Even funnier, the VERY NEXT DAY after this lightbulb blasted into my brain, the SAP took off on some remote mission. Out of range. Hmm. What a Godincidence.
No short-cuts. No outsourcing growth. God is hilariously, weirdly, oddly cool in how He times and presents such lessons. Think you can avoid hanging out with Jesus by distracting yourself by chasing down random theological answers? No. Stop the distracting, bright shiny object syndrome and get on with the work itself. And I’ll help by putting a ‘Stop, Turn Back’ across one of the short-cuts.
Which brings me back to growing. Sitting with Jesus during whatever what pains me and remembering he understands suffering intimately. Getting stuck into prayer yesterday and asking G, J & HS what true growth is. And the three of them, doubtless ROFL in a kind, supportive, ‘oh, she’s finally getting on with the program’ sort of way, sent me the Bible’s book of James. Which is a fairly robust epistle when you realise God is giving you some stick about growth. Forgetting Jesus, Phil? Well, try reading a letter written by his half-brother. You know, just to ram the point home.
Growth is all about persevering. No short cuts. James is like a guidebook for Christian growth. Like faith and action: dear heart, if you believe in what Jesus did, and have faith in that, then your deeds and action last week ought to have been prayer and serious bible time, not sprinting around like a scared meercat on speed.

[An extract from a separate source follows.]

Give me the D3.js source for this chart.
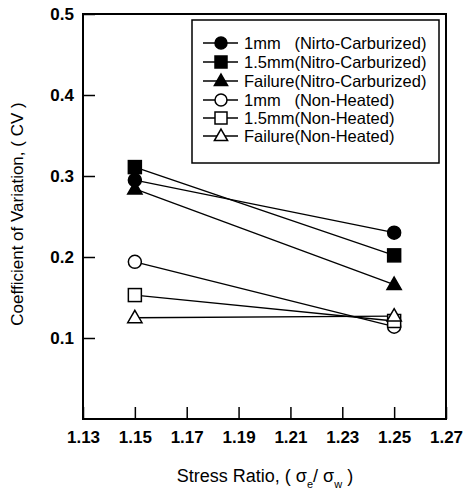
<!DOCTYPE html>
<html>
<head>
<meta charset="utf-8">
<script src="https://cdn.jsdelivr.net/npm/d3@7"></script>
<style>
  body { margin: 0; background: #fff; }
  svg { font-family: "Liberation Sans", Arial, sans-serif; }
</style>
</head>
<body>
<svg id="chart" width="464" height="494"></svg>
<script>
// data
const stressRatio = [1.15, 1.25];
const seriesNames = [
  "1mm   (Nirto-Carburized)",
  "1.5mm(Nitro-Carburized)",
  "Failure(Nitro-Carburized)",
  "1mm   (Non-Heated)",
  "1.5mm(Non-Heated)",
  "Failure(Non-Heated)"
];
const cv1mmNC = [0.295, 0.230];
const cv15mmNC = [0.311, 0.202];
const cvFailNC = [0.284, 0.166];
const cv1mmNH = [0.194, 0.114];
const cv15mmNH = [0.153, 0.121];
const cvFailNH = [0.125, 0.127];
const xTicks = [1.13, 1.15, 1.17, 1.19, 1.21, 1.23, 1.25, 1.27];
const yTicks = [0.1, 0.2, 0.3, 0.4, 0.5];

const svg = d3.select("#chart");
const margin = { top: 14, right: 18, bottom: 75, left: 83 };
const W = 464, H = 494;

const x = d3.scaleLinear().domain([1.13, 1.27]).range([margin.left, W - margin.right]);
const y = d3.scaleLinear().domain([0, 0.5]).range([H - margin.bottom, margin.top]);

// series table: values + marker shape
const shapes = ["circle", "square", "triangle", "circle", "square", "triangle"];
const seriesValues = [cv1mmNC, cv15mmNC, cvFailNC, cv1mmNH, cv15mmNH, cvFailNH];
const series = seriesNames.map((name, i) => ({
  name,
  shape: shapes[i],
  filled: i < 3,
  points: stressRatio.map((r, j) => ({ r, v: seriesValues[i][j] }))
}));

function marker(g, shape, filled, size) {
  const fill = filled ? "#000" : "#fff";
  const sw = 1.5;
  if (shape === "circle") {
    g.append("circle").attr("r", size / 2).attr("fill", fill).attr("stroke", "#000").attr("stroke-width", sw);
  } else if (shape === "square") {
    g.append("rect").attr("x", -size / 2).attr("y", -size / 2).attr("width", size).attr("height", size)
      .attr("fill", fill).attr("stroke", "#000").attr("stroke-width", sw);
  } else {
    const s = size * 1.1;
    const h = s * 0.87;
    g.append("path").attr("d", `M0,${-h * 0.6}L${s / 2},${h * 0.4}L${-s / 2},${h * 0.4}Z`)
      .attr("fill", fill).attr("stroke", "#000").attr("stroke-width", sw);
  }
}

// axes
const xAxis = d3.axisBottom(x).tickValues(xTicks).tickFormat(d3.format(".2f"))
  .tickSizeInner(-12).tickSizeOuter(0).tickPadding(9);
const yAxis = d3.axisLeft(y).tickValues(yTicks).tickFormat(d3.format(".1f"))
  .tickSizeInner(-12).tickSizeOuter(0).tickPadding(9);

const gx = svg.append("g").attr("transform", `translate(0,${H - margin.bottom})`).call(xAxis);
const gy = svg.append("g").attr("transform", `translate(${margin.left},0)`).call(yAxis);
[gx, gy].forEach(g => {
  g.select(".domain").remove();
  g.selectAll(".tick line").attr("stroke", "#000").attr("stroke-width", 1.5);
  g.selectAll(".tick text").attr("fill", "#000").style("font-size", "17px").style("font-weight", "bold");
});
gx.selectAll(".tick text").attr("dy", "0.9em");

// frame
svg.append("rect")
  .attr("x", margin.left).attr("y", margin.top)
  .attr("width", W - margin.left - margin.right)
  .attr("height", H - margin.top - margin.bottom)
  .attr("fill", "none").attr("stroke", "#000").attr("stroke-width", 2);

// lines
const line = d3.line().x(d => x(d.r)).y(d => y(d.v));
svg.append("g").selectAll("path").data(series).join("path")
  .attr("d", d => line(d.points))
  .attr("fill", "none").attr("stroke", "#000").attr("stroke-width", 1.3);

// markers
series.forEach(s => {
  s.points.forEach(p => {
    const g = svg.append("g").attr("transform", `translate(${x(p.r)},${y(p.v)})`);
    marker(g, s.shape, s.filled, 13);
  });
});

// legend
const lg = svg.append("g");
lg.append("rect").attr("x", 192).attr("y", 20).attr("width", 247).attr("height", 143)
  .attr("fill", "#fff").attr("stroke", "#000").attr("stroke-width", 1.5);
const rowY = [43, 62, 81, 100, 118, 136];
series.forEach((s, i) => {
  const row = lg.append("g").attr("transform", `translate(0,${rowY[i]})`);
  row.append("line").attr("x1", 203).attr("x2", 238).attr("stroke", "#000").attr("stroke-width", 1.3);
  const m = row.append("g").attr("transform", "translate(221,0)");
  marker(m, s.shape, s.filled, 12);
  row.append("text").attr("x", 244).attr("dy", "0.35em")
    .style("font-size", "16.5px").style("white-space", "pre").attr("xml:space", "preserve")
    .text(s.name);
});

// axis titles
const xt = svg.append("text").attr("x", 265).attr("y", 482).attr("text-anchor", "middle")
  .style("font-size", "18px");
xt.append("tspan").text("Stress Ratio, ( σ");
xt.append("tspan").attr("baseline-shift", "sub").style("font-size", "11px").text("e");
xt.append("tspan").text("/ σ");
xt.append("tspan").attr("baseline-shift", "sub").style("font-size", "11px").text("w");
xt.append("tspan").text(" )");

svg.append("text").attr("transform", "translate(23,214) rotate(-90)")
  .attr("text-anchor", "middle").style("font-size", "17px")
  .text("Coefficient of Variation, ( CV )");
</script>
</body>
</html>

I take some solace in my sprinting last week being part motivated to keep a poisonous tongue quiet (James 3). But the growth comes from realising that it was very ‘BC’ behaviour on my part – prayers for wisdom would have been more fruitful. Yet we all stumble in many ways. Which led me back to Jesus and his grace.
I like James’ epistle. It’s blunt and to the point beautiful. With the reminder that I will never face any circumstance that God will not use for my good and His glory. Even if it’s when I leave Jesus in the freezer section.